Many travel services, such as airlines, cruise ships, and trains, are now providing travel WiFi connectivity to keep their customers engaged while in transit. This relatively recent trend follows the Internet access offered by hotels, motels, and resorts for the past few years. While some services provide Internet access at no cost, others charge a nominal rate, so pay close attention to any potential fees when you are traveling.
In a Hotel? Consider Using Your Own Mobile Bandwidth
While some hotels and motels do offer free Internet access, others only provide service for a daily charge of around 10 dollars. If you have extra bandwidth on your mobile account, you may want to consider using your own 3G or 4G service, if it is available at your location. Additionally, some hotels have been known to block websites such as Netflix to force you into paying for a pay-per-view movie from their in-house service.
Traveling the USA While Connected to the Internet on Amtrak
There is nothing like rail travel. It offers the opportunity to see parts of the USA not typically visible on an Interstate or from an airplane at 30,000 feet. Amtrak offers WiFi Internet connectivity free of charge on some of their train routes and in some stations. It is a cellular-based service, so bandwidth can be limited at times, but it’s a good way to stay connected to email when on the rails.

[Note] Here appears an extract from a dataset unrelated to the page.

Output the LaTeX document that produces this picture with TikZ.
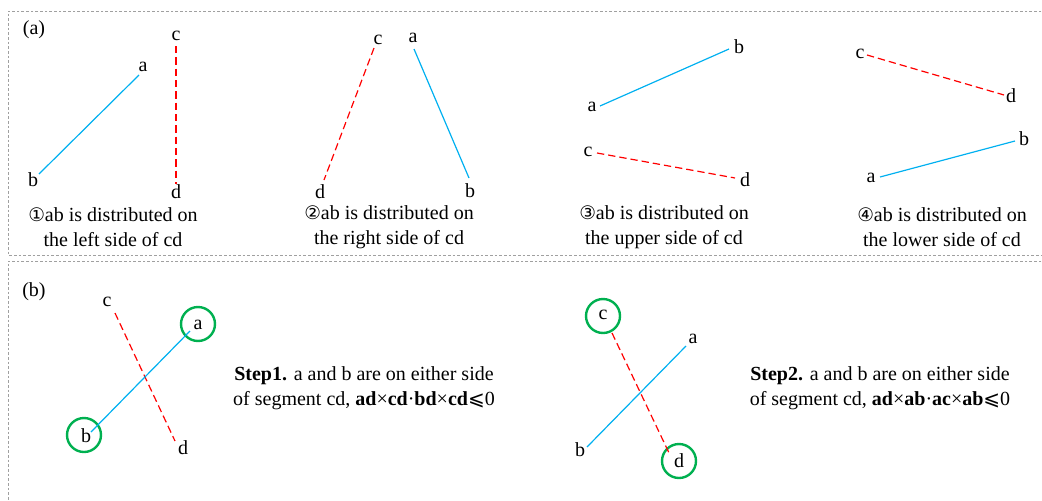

WiFi Internet Access in the Skies
Air travelers also can enjoy Internet access from most major air carriers. The recent decision from the FAA to allow the in-flight use of electronic devices makes it possible to access the Internet using a tablet computer or laptop. Expect to pay nominal fee for in-flight Internet access — usually anywhere from $8-10 per flight. Some carriers also offer certain TV channels and pay-per-view movies as well.
With more travel WiFi options — some even free of charge — it is becoming increasingly possible to stay connected while on the go without depending on a mobile Internet provider. Just make sure to pay close attention to any fees and/or charges for extra bandwidth.